February 15, 2012 Comments off
Source:  National Child Protection Training Center
The recent child sexual abuse scandal at Penn State University, in which multiple, well-educated professionals declined to report clear evidence of maltreatment, is not an isolated instance. Twenty years of research documents what every child protection professional in America already knows—that most people most of the time won’t report even clear evidence of maltreatment or otherwise intervene to save a child.
Although less clear, the Penn State scandal also draws attention to an equally disturbing problem—that even when reports of abuse are made, these reports are often handled ineffectually if not incompetently. According to media reports of the Penn State scandal, investigators and prosecutors did review a 1998 report of inappropriate intimate contact with a boy. The alleged perpetrator, Jerry Sandusky, even admitted to two university detectives that he hugged the boy while both were naked and stated, “I was wrong. I wish I could get forgiveness. I know I won’t get if from you. I wish I were dead.”  Although this recorded admission of Sandusky’s is an incriminating if not out-right confession of indecent contact with a boy, no charges or additional actions were taken.

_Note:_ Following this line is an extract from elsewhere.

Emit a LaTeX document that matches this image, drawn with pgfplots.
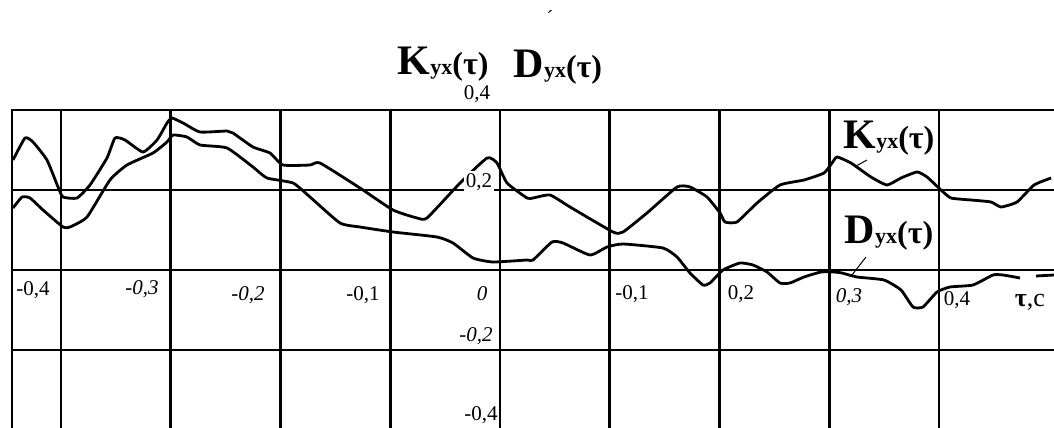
\documentclass[border=0pt]{standalone}
\usepackage{fontspec}
\setmainfont{Liberation Serif}
\usepackage{pgfplots}
\pgfplotsset{compat=1.18}

% function name with the small "yx" index, as in the original figure
\newcommand{\fname}[1]{{\bfseries\fontsize{21}{21}\selectfont #1}{\bfseries\fontsize{11}{11}\selectfont yx}{\bfseries\fontsize{16}{16}\selectfont(τ)}}
\newcommand{\tl}{\fontsize{10.5}{11}\selectfont}

\begin{document}
\begin{tikzpicture}
\begin{axis}[
  scale only axis,
  width=545.8pt, height=170pt,
  anchor=south west, at={(0,0)},
  xmin=-0.44465, xmax=0.55,
  ymin=-0.45, ymax=0.4,
  clip=false,
  xtick={-0.4,-0.3,-0.2,-0.1,0,0.1,0.2,0.3,0.4},
  ytick={-0.2,0,0.2},
  xticklabel=\empty, yticklabel=\empty,
  major tick length=0pt,
  grid=major,
  major grid style={black, line width=1.3pt},
  axis line style={black, line width=1.3pt},
]
% K_yx(tau)
\addplot[black, line width=1.4pt, line join=round, smooth, tension=0.3] coordinates {
(-0.4437,0.275) (-0.4328,0.33) (-0.4255,0.32) (-0.4128,0.275) (-0.4027,0.2075)
(-0.3982,0.1825) (-0.3854,0.18) (-0.3736,0.2125) (-0.3581,0.28) (-0.3508,0.33)
(-0.3417,0.325) (-0.3253,0.295) (-0.3125,0.325) (-0.3034,0.3675) (-0.2989,0.38)
(-0.2888,0.3675) (-0.2733,0.345) (-0.2487,0.3475) (-0.2433,0.3425) (-0.2251,0.3075)
(-0.2096,0.2925) (-0.1977,0.2625) (-0.1731,0.2625) (-0.1640,0.2675) (-0.1276,0.205)
(-0.0975,0.15) (-0.0756,0.13) (-0.0665,0.13) (-0.0364,0.2175) (-0.0118,0.28)
(-0.0027,0.2675) (0.0064,0.2175) (0.0246,0.18) (0.0301,0.18) (0.0456,0.1875)
(0.0638,0.1575) (0.1030,0.095) (0.1121,0.095) (0.1339,0.1425) (0.1613,0.2075)
(0.1731,0.2075) (0.1886,0.1825) (0.2005,0.1425) (0.2050,0.12) (0.2159,0.12)
(0.2342,0.1675) (0.2551,0.2125) (0.2770,0.225) (0.2952,0.2425) (0.3025,0.2675)
(0.3071,0.2825) (0.3198,0.2675) (0.3380,0.2325) (0.3526,0.2125) (0.3654,0.23)
(0.3800,0.245) (0.3891,0.2325) (0.4018,0.2) (0.4109,0.18) (0.4292,0.175)
(0.4474,0.17) (0.4565,0.1575) (0.4711,0.17) (0.4866,0.2125) (0.5021,0.23)
};
% D_yx(tau)
\addplot[black, line width=1.4pt, line join=round, smooth, tension=0.3] coordinates {
(-0.4437,0.155) (-0.4355,0.1825) (-0.4282,0.18) (-0.4164,0.15) (-0.3982,0.1075)
(-0.3918,0.1075) (-0.3763,0.1325) (-0.3554,0.225) (-0.3399,0.2625) (-0.3162,0.2925)
(-0.3034,0.32) (-0.2980,0.3375) (-0.2852,0.3325) (-0.2733,0.3125) (-0.2487,0.305)
(-0.2251,0.2575) (-0.2123,0.23) (-0.1886,0.2175) (-0.1731,0.1825) (-0.1458,0.1175)
(-0.1276,0.1075) (-0.0975,0.095) (-0.0574,0.0825) (-0.0428,0.0675) (-0.0246,0.03)
(-0.0064,0.02) (0.0246,0.025) (0.0301,0.025) (0.0474,0.07) (0.0574,0.0675)
(0.0820,0.0375) (0.0975,0.0575) (0.1121,0.065) (0.1485,0.055) (0.1613,0.0325)
(0.1731,-0.0075) (0.1850,-0.0375) (0.1913,-0.0325) (0.2032,0) (0.2187,0.0175)
(0.2305,0.0125) (0.2433,-0.005) (0.2551,-0.0325) (0.2642,-0.0325) (0.2770,-0.0175)
(0.2925,-0.005) (0.3043,-0.005) (0.3116,-0.0075) (0.3253,-0.0175) (0.3499,-0.025)
(0.3654,-0.05) (0.3763,-0.0925) (0.3854,-0.0925) (0.3982,-0.055) (0.4100,-0.0425)
(0.4310,-0.0375) (0.4492,-0.0125) (0.4583,-0.0125) (0.4738,-0.02)
};
\addplot[black, line width=1.4pt] coordinates {(0.4884,-0.015) (0.5048,-0.0125)};

% tau-axis labels
\node[font=\tl] at (axis cs:-0.4255,-0.05) {-0,4};
\node[font=\tl\itshape] at (axis cs:-0.3262,-0.0475) {-0,3};
\node[font=\tl\itshape] at (axis cs:-0.2296,-0.0625) {-0,2};
\node[font=\tl] at (axis cs:-0.1248,-0.0625) {-0,1};
\node[font=\tl\itshape] at (axis cs:-0.0164,-0.06) {0};
\node[font=\tl] at (axis cs:0.1203,-0.06) {-0,1};
\node[font=\tl] at (axis cs:0.2196,-0.06) {0,2};
\node[font=\tl\itshape] at (axis cs:0.318,-0.0675) {0,3};
\node[font=\tl] at (axis cs:0.4164,-0.075) {0,4};
\node[font=\fontsize{13}{13}\selectfont] at (axis cs:0.4829,-0.08) {\textbf{τ},c};
% ordinate labels
\node[font=\tl] at (axis cs:-0.021,0.44) {0,4};
\node[font=\tl, fill=white, inner sep=1pt] at (axis cs:-0.0191,0.22) {0,2};
\node[font=\tl\itshape, fill=white, inner sep=1pt] at (axis cs:-0.0219,-0.165) {-0,2};
\node[font=\tl] at (axis cs:-0.0173,-0.3625) {-0,4};

% heading
\node at (axis cs:-0.0519,0.515) {\fname{K}};
\node at (axis cs:0.0528,0.5075) {\fname{D}};
\node[font=\fontsize{10}{10}\selectfont] at (axis cs:0.0456,0.63) {´};

% curve captions with leaders
\node[fill=white, inner sep=1pt] at (axis cs:0.3544,0.33) {\fname{K}};
\node[fill=white, inner sep=1pt] at (axis cs:0.3544,0.0925) {\fname{D}};
\draw[black, line width=0.5pt] (axis cs:0.3344,0.275) -- (axis cs:0.3244,0.26);
\draw[black, line width=0.5pt] (axis cs:0.3335,0.0325) -- (axis cs:0.3207,-0.0125);

\coordinate (bbsw) at (axis cs:-0.45558,-0.3925);
\coordinate (bbne) at (axis cs:0.50478,0.675);
\end{axis}
\pgfresetboundingbox
\path[use as bounding box] (bbsw) rectangle (bbne);
\end{tikzpicture}
\end{document}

The inability, even failure of criminal justice authorities to take meaningful action to protect a child is also not an isolated anecdote. Indeed, a large body of research and the universal experience of the nation’s child protection professionals confirm inadequate training at the undergraduate and graduate level—a woeful lack of preparation that increases the chances children will fail to be protected or that false accusations will be made.